• _Problem description_
Write out every entry precisely as given, leaving the pictures out.
-- start of Data listing --
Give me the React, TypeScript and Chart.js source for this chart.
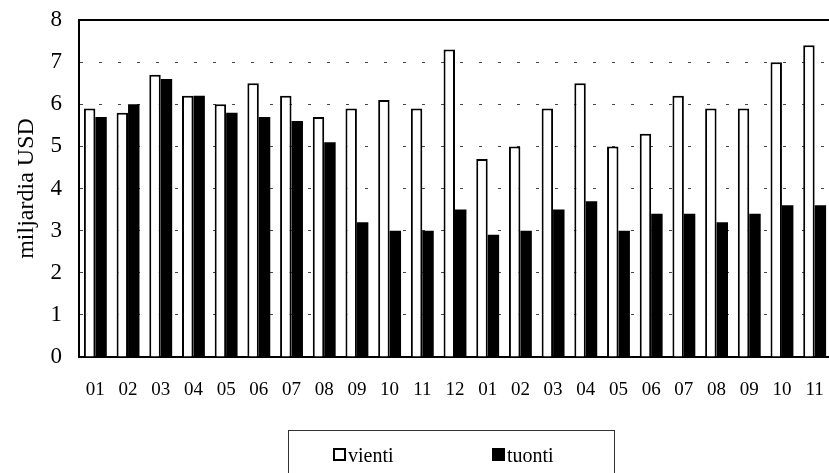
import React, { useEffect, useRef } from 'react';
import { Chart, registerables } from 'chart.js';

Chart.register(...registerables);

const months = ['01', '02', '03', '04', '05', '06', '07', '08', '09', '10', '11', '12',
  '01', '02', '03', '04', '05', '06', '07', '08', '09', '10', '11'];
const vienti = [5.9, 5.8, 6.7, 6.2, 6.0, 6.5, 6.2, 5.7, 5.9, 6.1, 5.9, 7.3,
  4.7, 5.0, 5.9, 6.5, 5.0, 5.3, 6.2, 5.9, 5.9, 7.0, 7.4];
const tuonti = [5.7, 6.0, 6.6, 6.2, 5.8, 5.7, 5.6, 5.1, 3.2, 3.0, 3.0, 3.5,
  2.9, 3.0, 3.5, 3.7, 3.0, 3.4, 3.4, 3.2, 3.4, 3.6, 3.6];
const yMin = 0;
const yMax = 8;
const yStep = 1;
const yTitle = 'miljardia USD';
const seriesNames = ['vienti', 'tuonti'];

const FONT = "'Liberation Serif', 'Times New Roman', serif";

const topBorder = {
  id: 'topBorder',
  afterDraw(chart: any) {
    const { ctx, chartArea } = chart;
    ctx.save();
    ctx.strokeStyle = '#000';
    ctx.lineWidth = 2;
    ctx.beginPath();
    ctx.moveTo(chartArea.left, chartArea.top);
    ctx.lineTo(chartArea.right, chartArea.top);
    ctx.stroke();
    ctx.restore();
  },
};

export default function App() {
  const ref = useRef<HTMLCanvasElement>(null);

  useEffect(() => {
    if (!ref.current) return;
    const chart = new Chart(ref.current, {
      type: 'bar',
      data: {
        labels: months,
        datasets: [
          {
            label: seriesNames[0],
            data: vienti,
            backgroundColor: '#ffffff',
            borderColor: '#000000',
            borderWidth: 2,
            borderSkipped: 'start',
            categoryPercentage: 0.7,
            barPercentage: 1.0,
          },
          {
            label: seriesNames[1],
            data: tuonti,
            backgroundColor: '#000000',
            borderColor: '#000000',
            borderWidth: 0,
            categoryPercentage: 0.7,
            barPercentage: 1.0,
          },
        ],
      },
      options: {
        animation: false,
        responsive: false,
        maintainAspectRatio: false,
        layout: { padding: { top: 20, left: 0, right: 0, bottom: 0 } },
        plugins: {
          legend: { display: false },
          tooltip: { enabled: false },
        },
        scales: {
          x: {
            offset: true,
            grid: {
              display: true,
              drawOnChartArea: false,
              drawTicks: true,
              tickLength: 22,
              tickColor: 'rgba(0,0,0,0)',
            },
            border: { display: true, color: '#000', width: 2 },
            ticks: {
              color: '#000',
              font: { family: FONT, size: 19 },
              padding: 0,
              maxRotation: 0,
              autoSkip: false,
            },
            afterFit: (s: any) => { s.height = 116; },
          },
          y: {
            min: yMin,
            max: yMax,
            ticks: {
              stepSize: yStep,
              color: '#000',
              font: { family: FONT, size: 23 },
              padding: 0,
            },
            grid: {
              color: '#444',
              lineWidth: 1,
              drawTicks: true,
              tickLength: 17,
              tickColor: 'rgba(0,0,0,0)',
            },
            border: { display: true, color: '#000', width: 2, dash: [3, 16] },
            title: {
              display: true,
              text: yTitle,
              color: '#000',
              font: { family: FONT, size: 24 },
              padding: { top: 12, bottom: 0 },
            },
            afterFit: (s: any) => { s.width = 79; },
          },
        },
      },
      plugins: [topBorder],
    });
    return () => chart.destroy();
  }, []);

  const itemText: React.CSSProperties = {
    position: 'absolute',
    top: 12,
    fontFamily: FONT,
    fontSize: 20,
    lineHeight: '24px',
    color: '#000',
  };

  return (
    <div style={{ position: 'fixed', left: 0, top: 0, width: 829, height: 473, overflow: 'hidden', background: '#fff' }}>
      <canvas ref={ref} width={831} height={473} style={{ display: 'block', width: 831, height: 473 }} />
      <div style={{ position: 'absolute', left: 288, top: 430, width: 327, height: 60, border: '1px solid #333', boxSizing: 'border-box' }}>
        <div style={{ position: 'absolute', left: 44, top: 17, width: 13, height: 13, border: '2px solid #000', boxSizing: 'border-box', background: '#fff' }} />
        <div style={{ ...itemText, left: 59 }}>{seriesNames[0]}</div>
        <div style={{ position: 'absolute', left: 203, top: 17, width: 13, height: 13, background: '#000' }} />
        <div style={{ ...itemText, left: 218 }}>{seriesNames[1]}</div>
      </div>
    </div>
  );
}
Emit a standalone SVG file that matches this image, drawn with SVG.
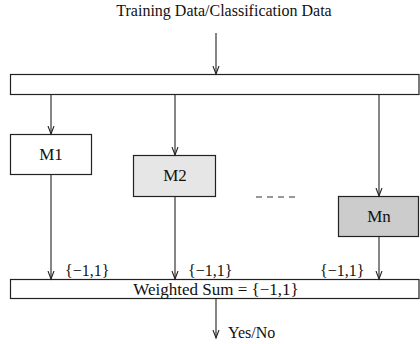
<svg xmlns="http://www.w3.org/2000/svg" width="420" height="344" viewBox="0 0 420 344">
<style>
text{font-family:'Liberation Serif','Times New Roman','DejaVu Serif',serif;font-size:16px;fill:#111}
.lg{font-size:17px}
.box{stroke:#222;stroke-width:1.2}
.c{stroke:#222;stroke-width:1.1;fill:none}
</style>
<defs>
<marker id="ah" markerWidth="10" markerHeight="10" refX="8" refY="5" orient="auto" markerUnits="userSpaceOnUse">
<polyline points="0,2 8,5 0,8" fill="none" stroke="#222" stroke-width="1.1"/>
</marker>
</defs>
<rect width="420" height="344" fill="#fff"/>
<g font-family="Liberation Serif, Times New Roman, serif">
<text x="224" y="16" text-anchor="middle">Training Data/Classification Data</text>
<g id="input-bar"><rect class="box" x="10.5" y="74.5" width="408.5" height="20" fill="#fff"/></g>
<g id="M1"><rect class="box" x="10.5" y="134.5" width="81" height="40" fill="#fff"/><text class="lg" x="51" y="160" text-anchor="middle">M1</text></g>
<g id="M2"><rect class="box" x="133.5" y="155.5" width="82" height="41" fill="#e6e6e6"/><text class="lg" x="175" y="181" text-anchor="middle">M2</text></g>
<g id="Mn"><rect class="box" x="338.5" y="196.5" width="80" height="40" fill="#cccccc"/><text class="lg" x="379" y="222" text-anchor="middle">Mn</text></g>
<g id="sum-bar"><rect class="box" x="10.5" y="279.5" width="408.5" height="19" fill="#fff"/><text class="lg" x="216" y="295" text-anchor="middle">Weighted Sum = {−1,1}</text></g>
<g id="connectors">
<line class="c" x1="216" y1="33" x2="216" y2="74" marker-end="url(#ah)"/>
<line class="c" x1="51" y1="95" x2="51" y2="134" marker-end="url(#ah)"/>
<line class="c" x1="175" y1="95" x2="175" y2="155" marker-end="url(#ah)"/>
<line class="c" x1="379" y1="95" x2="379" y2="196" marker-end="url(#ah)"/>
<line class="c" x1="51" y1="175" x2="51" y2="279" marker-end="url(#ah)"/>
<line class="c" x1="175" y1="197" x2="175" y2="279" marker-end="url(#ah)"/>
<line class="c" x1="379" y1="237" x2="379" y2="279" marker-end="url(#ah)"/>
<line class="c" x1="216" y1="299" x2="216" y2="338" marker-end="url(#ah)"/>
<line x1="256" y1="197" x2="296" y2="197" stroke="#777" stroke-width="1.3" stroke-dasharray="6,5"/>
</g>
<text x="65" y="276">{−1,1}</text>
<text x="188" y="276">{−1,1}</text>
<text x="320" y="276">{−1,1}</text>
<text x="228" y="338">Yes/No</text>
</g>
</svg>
-- end of Data listing --
• _Full solution_
Give me the React, TypeScript and Chart.js source for this chart.
import React, { useEffect, useRef } from 'react';
import { Chart, registerables } from 'chart.js';

Chart.register(...registerables);

const months = ['01', '02', '03', '04', '05', '06', '07', '08', '09', '10', '11', '12',
  '01', '02', '03', '04', '05', '06', '07', '08', '09', '10', '11'];
const vienti = [5.9, 5.8, 6.7, 6.2, 6.0, 6.5, 6.2, 5.7, 5.9, 6.1, 5.9, 7.3,
  4.7, 5.0, 5.9, 6.5, 5.0, 5.3, 6.2, 5.9, 5.9, 7.0, 7.4];
const tuonti = [5.7, 6.0, 6.6, 6.2, 5.8, 5.7, 5.6, 5.1, 3.2, 3.0, 3.0, 3.5,
  2.9, 3.0, 3.5, 3.7, 3.0, 3.4, 3.4, 3.2, 3.4, 3.6, 3.6];
const yMin = 0;
const yMax = 8;
const yStep = 1;
const yTitle = 'miljardia USD';
const seriesNames = ['vienti', 'tuonti'];

const FONT = "'Liberation Serif', 'Times New Roman', serif";

const topBorder = {
  id: 'topBorder',
  afterDraw(chart: any) {
    const { ctx, chartArea } = chart;
    ctx.save();
    ctx.strokeStyle = '#000';
    ctx.lineWidth = 2;
    ctx.beginPath();
    ctx.moveTo(chartArea.left, chartArea.top);
    ctx.lineTo(chartArea.right, chartArea.top);
    ctx.stroke();
    ctx.restore();
  },
};

export default function App() {
  const ref = useRef<HTMLCanvasElement>(null);

  useEffect(() => {
    if (!ref.current) return;
    const chart = new Chart(ref.current, {
      type: 'bar',
      data: {
        labels: months,
        datasets: [
          {
            label: seriesNames[0],
            data: vienti,
            backgroundColor: '#ffffff',
            borderColor: '#000000',
            borderWidth: 2,
            borderSkipped: 'start',
            categoryPercentage: 0.7,
            barPercentage: 1.0,
          },
          {
            label: seriesNames[1],
            data: tuonti,
            backgroundColor: '#000000',
            borderColor: '#000000',
            borderWidth: 0,
            categoryPercentage: 0.7,
            barPercentage: 1.0,
          },
        ],
      },
      options: {
        animation: false,
        responsive: false,
        maintainAspectRatio: false,
        layout: { padding: { top: 20, left: 0, right: 0, bottom: 0 } },
        plugins: {
          legend: { display: false },
          tooltip: { enabled: false },
        },
        scales: {
          x: {
            offset: true,
            grid: {
              display: true,
              drawOnChartArea: false,
              drawTicks: true,
              tickLength: 22,
              tickColor: 'rgba(0,0,0,0)',
            },
            border: { display: true, color: '#000', width: 2 },
            ticks: {
              color: '#000',
              font: { family: FONT, size: 19 },
              padding: 0,
              maxRotation: 0,
              autoSkip: false,
            },
            afterFit: (s: any) => { s.height = 116; },
          },
          y: {
            min: yMin,
            max: yMax,
            ticks: {
              stepSize: yStep,
              color: '#000',
              font: { family: FONT, size: 23 },
              padding: 0,
            },
            grid: {
              color: '#444',
              lineWidth: 1,
              drawTicks: true,
              tickLength: 17,
              tickColor: 'rgba(0,0,0,0)',
            },
            border: { display: true, color: '#000', width: 2, dash: [3, 16] },
            title: {
              display: true,
              text: yTitle,
              color: '#000',
              font: { family: FONT, size: 24 },
              padding: { top: 12, bottom: 0 },
            },
            afterFit: (s: any) => { s.width = 79; },
          },
        },
      },
      plugins: [topBorder],
    });
    return () => chart.destroy();
  }, []);

  const itemText: React.CSSProperties = {
    position: 'absolute',
    top: 12,
    fontFamily: FONT,
    fontSize: 20,
    lineHeight: '24px',
    color: '#000',
  };

  return (
    <div style={{ position: 'fixed', left: 0, top: 0, width: 829, height: 473, overflow: 'hidden', background: '#fff' }}>
      <canvas ref={ref} width={831} height={473} style={{ display: 'block', width: 831, height: 473 }} />
      <div style={{ position: 'absolute', left: 288, top: 430, width: 327, height: 60, border: '1px solid #333', boxSizing: 'border-box' }}>
        <div style={{ position: 'absolute', left: 44, top: 17, width: 13, height: 13, border: '2px solid #000', boxSizing: 'border-box', background: '#fff' }} />
        <div style={{ ...itemText, left: 59 }}>{seriesNames[0]}</div>
        <div style={{ position: 'absolute', left: 203, top: 17, width: 13, height: 13, background: '#000' }} />
        <div style={{ ...itemText, left: 218 }}>{seriesNames[1]}</div>
      </div>
    </div>
  );
}
Emit a standalone SVG file that matches this image, drawn with SVG.
<svg xmlns="http://www.w3.org/2000/svg" width="420" height="344" viewBox="0 0 420 344">
<style>
text{font-family:'Liberation Serif','Times New Roman','DejaVu Serif',serif;font-size:16px;fill:#111}
.lg{font-size:17px}
.box{stroke:#222;stroke-width:1.2}
.c{stroke:#222;stroke-width:1.1;fill:none}
</style>
<defs>
<marker id="ah" markerWidth="10" markerHeight="10" refX="8" refY="5" orient="auto" markerUnits="userSpaceOnUse">
<polyline points="0,2 8,5 0,8" fill="none" stroke="#222" stroke-width="1.1"/>
</marker>
</defs>
<rect width="420" height="344" fill="#fff"/>
<g font-family="Liberation Serif, Times New Roman, serif">
<text x="224" y="16" text-anchor="middle">Training Data/Classification Data</text>
<g id="input-bar"><rect class="box" x="10.5" y="74.5" width="408.5" height="20" fill="#fff"/></g>
<g id="M1"><rect class="box" x="10.5" y="134.5" width="81" height="40" fill="#fff"/><text class="lg" x="51" y="160" text-anchor="middle">M1</text></g>
<g id="M2"><rect class="box" x="133.5" y="155.5" width="82" height="41" fill="#e6e6e6"/><text class="lg" x="175" y="181" text-anchor="middle">M2</text></g>
<g id="Mn"><rect class="box" x="338.5" y="196.5" width="80" height="40" fill="#cccccc"/><text class="lg" x="379" y="222" text-anchor="middle">Mn</text></g>
<g id="sum-bar"><rect class="box" x="10.5" y="279.5" width="408.5" height="19" fill="#fff"/><text class="lg" x="216" y="295" text-anchor="middle">Weighted Sum = {−1,1}</text></g>
<g id="connectors">
<line class="c" x1="216" y1="33" x2="216" y2="74" marker-end="url(#ah)"/>
<line class="c" x1="51" y1="95" x2="51" y2="134" marker-end="url(#ah)"/>
<line class="c" x1="175" y1="95" x2="175" y2="155" marker-end="url(#ah)"/>
<line class="c" x1="379" y1="95" x2="379" y2="196" marker-end="url(#ah)"/>
<line class="c" x1="51" y1="175" x2="51" y2="279" marker-end="url(#ah)"/>
<line class="c" x1="175" y1="197" x2="175" y2="279" marker-end="url(#ah)"/>
<line class="c" x1="379" y1="237" x2="379" y2="279" marker-end="url(#ah)"/>
<line class="c" x1="216" y1="299" x2="216" y2="338" marker-end="url(#ah)"/>
<line x1="256" y1="197" x2="296" y2="197" stroke="#777" stroke-width="1.3" stroke-dasharray="6,5"/>
</g>
<text x="65" y="276">{−1,1}</text>
<text x="188" y="276">{−1,1}</text>
<text x="320" y="276">{−1,1}</text>
<text x="228" y="338">Yes/No</text>
</g>
</svg>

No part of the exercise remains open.